• [Problem to solve]:
Starting with the first line below, extract each line through the one that contains "const cal = 'Lato, Open Sans, sans-serif';", inclusive, excluding pictures.

• [Data to use]:
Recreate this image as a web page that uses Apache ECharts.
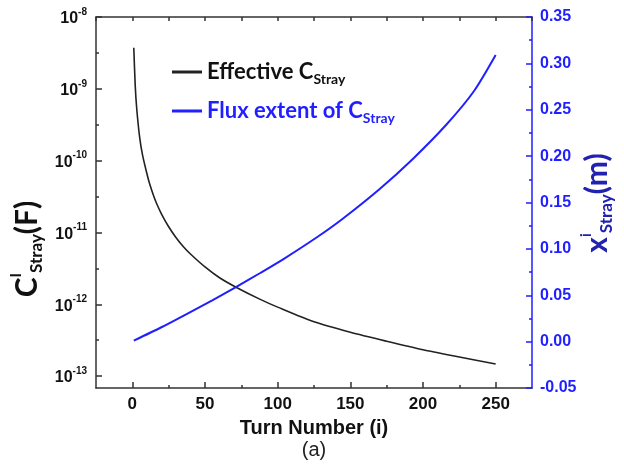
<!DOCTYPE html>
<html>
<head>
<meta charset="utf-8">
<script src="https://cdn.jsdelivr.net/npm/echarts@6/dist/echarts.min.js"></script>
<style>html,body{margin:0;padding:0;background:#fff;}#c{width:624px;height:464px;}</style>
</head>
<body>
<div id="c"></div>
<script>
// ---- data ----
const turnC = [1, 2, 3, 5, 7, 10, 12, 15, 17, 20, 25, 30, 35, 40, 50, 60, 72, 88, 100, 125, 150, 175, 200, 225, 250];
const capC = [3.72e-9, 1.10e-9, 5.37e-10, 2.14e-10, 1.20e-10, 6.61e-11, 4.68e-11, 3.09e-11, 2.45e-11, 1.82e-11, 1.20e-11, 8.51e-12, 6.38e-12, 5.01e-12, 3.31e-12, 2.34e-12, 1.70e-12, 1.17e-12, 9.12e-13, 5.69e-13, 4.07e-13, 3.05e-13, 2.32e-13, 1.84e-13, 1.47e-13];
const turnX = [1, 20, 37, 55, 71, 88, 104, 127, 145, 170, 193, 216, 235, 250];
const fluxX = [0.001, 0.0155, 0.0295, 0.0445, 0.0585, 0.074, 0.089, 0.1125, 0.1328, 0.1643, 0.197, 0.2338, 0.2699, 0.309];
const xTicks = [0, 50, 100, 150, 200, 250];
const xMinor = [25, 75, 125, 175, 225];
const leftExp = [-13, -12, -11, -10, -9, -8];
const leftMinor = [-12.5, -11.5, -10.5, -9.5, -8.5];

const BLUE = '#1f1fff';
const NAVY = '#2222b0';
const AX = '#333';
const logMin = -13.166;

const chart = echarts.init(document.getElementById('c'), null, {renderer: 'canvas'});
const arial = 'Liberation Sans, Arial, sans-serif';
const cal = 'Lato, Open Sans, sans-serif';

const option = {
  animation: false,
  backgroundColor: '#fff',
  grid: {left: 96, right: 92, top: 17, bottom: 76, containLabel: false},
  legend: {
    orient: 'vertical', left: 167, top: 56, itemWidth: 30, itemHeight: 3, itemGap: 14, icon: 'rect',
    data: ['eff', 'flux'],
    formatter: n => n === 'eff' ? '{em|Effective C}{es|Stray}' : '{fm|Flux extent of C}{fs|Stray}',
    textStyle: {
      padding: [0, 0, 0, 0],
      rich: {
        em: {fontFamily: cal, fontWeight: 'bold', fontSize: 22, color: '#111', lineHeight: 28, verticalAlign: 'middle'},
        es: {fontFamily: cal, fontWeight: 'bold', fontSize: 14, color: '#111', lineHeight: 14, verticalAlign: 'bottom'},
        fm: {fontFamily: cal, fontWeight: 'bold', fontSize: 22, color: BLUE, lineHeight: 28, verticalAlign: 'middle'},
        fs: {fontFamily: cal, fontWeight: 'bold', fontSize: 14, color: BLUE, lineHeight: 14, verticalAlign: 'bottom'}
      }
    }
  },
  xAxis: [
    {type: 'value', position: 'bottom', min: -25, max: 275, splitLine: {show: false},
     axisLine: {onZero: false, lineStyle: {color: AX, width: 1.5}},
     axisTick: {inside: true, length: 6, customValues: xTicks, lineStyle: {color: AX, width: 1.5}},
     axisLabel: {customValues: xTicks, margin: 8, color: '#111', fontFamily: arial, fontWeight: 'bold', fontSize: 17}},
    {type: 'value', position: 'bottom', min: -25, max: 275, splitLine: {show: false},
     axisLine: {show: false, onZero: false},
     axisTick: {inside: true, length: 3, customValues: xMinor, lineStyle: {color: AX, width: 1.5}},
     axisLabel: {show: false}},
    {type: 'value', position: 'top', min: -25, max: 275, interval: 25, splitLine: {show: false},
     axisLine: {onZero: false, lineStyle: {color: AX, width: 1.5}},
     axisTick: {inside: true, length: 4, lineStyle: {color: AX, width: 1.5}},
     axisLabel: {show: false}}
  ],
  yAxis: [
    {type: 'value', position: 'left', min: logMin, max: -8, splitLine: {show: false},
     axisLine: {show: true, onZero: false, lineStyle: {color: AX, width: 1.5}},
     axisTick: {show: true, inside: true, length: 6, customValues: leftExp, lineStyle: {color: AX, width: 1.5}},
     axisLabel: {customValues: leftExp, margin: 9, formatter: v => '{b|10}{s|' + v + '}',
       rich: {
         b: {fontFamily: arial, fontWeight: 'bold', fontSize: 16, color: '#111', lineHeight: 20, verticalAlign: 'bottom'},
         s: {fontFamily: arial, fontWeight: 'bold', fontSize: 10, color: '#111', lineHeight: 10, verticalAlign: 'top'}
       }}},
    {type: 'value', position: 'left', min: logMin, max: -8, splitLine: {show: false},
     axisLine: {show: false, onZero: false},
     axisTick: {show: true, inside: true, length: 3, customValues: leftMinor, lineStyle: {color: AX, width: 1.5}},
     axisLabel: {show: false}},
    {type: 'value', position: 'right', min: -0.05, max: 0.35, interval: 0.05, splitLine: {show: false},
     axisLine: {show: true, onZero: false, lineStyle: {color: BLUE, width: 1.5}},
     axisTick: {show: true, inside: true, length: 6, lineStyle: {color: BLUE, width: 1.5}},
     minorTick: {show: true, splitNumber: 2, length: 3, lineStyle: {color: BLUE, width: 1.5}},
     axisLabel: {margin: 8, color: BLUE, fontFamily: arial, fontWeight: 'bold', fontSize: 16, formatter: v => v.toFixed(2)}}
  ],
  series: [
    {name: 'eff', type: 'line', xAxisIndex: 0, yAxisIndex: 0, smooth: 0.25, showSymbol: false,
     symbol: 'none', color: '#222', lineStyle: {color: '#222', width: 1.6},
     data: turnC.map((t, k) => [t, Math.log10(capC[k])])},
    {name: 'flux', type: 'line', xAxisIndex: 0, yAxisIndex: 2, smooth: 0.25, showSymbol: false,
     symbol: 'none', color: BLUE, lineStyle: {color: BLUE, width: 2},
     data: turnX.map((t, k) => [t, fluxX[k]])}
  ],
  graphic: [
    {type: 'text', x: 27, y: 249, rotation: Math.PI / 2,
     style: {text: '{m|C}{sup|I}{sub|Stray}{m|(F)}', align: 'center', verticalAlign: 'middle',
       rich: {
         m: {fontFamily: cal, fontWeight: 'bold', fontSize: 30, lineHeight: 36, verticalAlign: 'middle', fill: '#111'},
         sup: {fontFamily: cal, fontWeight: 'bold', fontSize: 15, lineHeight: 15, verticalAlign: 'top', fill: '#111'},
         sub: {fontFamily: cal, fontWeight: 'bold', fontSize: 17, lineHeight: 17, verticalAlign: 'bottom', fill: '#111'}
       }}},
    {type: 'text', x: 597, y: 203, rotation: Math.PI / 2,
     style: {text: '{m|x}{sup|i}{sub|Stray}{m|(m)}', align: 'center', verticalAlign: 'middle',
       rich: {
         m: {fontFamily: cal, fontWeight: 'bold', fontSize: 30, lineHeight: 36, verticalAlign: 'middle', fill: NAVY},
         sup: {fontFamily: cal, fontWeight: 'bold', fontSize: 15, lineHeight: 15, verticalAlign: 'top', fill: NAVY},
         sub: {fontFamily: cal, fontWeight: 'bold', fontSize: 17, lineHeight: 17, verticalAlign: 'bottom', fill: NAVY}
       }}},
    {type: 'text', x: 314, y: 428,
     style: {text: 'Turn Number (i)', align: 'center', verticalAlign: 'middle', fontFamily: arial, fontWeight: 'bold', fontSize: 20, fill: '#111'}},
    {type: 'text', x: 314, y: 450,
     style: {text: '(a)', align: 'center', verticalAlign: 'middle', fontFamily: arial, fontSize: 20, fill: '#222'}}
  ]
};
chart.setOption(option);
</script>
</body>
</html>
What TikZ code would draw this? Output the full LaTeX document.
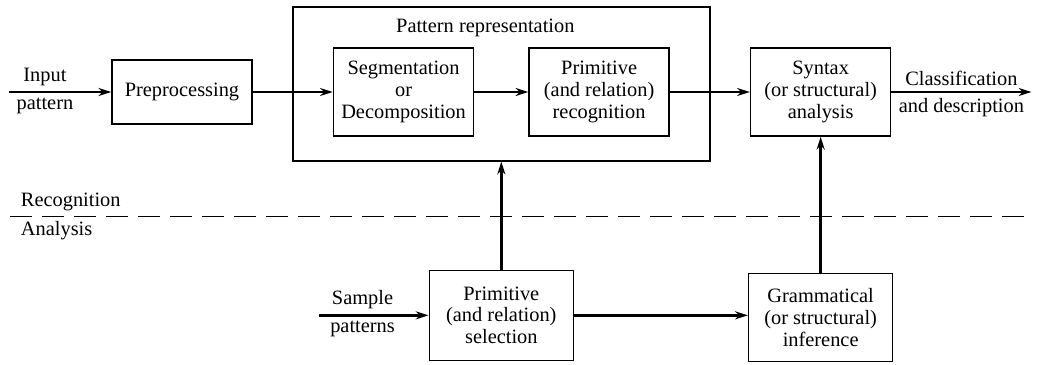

• [Answer below]:
Recreate this image as a web page that uses Apache ECharts.
<!DOCTYPE html>
<html>
<head>
<meta charset="utf-8">
<script src="https://cdn.jsdelivr.net/npm/echarts@6/dist/echarts.min.js"></script>
<style>html,body{margin:0;padding:0;background:#fff;}#c{width:624px;height:464px;}</style>
</head>
<body>
<div id="c"></div>
<script>
// ---- data ----
const turnC = [1, 2, 3, 5, 7, 10, 12, 15, 17, 20, 25, 30, 35, 40, 50, 60, 72, 88, 100, 125, 150, 175, 200, 225, 250];
const capC = [3.72e-9, 1.10e-9, 5.37e-10, 2.14e-10, 1.20e-10, 6.61e-11, 4.68e-11, 3.09e-11, 2.45e-11, 1.82e-11, 1.20e-11, 8.51e-12, 6.38e-12, 5.01e-12, 3.31e-12, 2.34e-12, 1.70e-12, 1.17e-12, 9.12e-13, 5.69e-13, 4.07e-13, 3.05e-13, 2.32e-13, 1.84e-13, 1.47e-13];
const turnX = [1, 20, 37, 55, 71, 88, 104, 127, 145, 170, 193, 216, 235, 250];
const fluxX = [0.001, 0.0155, 0.0295, 0.0445, 0.0585, 0.074, 0.089, 0.1125, 0.1328, 0.1643, 0.197, 0.2338, 0.2699, 0.309];
const xTicks = [0, 50, 100, 150, 200, 250];
const xMinor = [25, 75, 125, 175, 225];
const leftExp = [-13, -12, -11, -10, -9, -8];
const leftMinor = [-12.5, -11.5, -10.5, -9.5, -8.5];

const BLUE = '#1f1fff';
const NAVY = '#2222b0';
const AX = '#333';
const logMin = -13.166;

const chart = echarts.init(document.getElementById('c'), null, {renderer: 'canvas'});
const arial = 'Liberation Sans, Arial, sans-serif';
const cal = 'Lato, Open Sans, sans-serif';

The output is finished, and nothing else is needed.